Asset beta calculation

What i studied in my college about the “asset beta” is like below.

“asset beta = equity beta*{1+(1-t)*(D/E)}”

But, in the CFA exam suggests the following calculation.

“asset beta = equity beta/{1+(1-t)*(D/E)}”

I think that it is totally reversed equation between asset beta and equity beta.

what i have considered as right equation is first equation, because that fits in the idea which is “more debt, more risk(increasing asset beta)”.

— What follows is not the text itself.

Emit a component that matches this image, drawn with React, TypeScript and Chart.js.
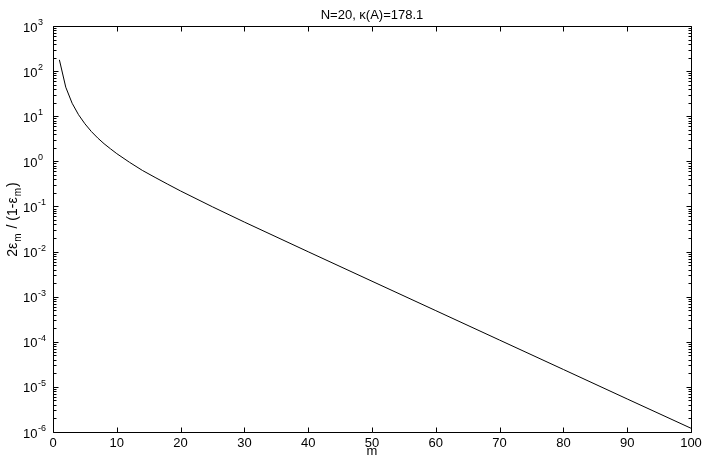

How can i understand this situation?

Asset beta is lower than equity beta; the assumption is that the beta of liabilities is zero, so only a portion of the assets’ returns changes when market returns change.

CFA Institute has it correct.

Thanks for your answer~!!

And i understand the two equations as below.

1.“(leveraged) asset beta = (unleveraged) equity beta*{1+(1-t)*(D/E)}”

where, the unleveraged equity beta is equal to unleveraged asset beta

2.“(leveraged) asset beta = (leveraged) equity beta/{1+(1-t)*(D/E)}”

Isn’t it right?

No, it’s reverse:

βAsset = unlevered (100% equity)

βEquity = levered (equity plus debt)

Best,

Oscar

OK~! then,

“(leveraged) equity beta = (unleveraged) equity beta*{1+(1-t)*(D/E)}”

I think it’s just a matter of perspective.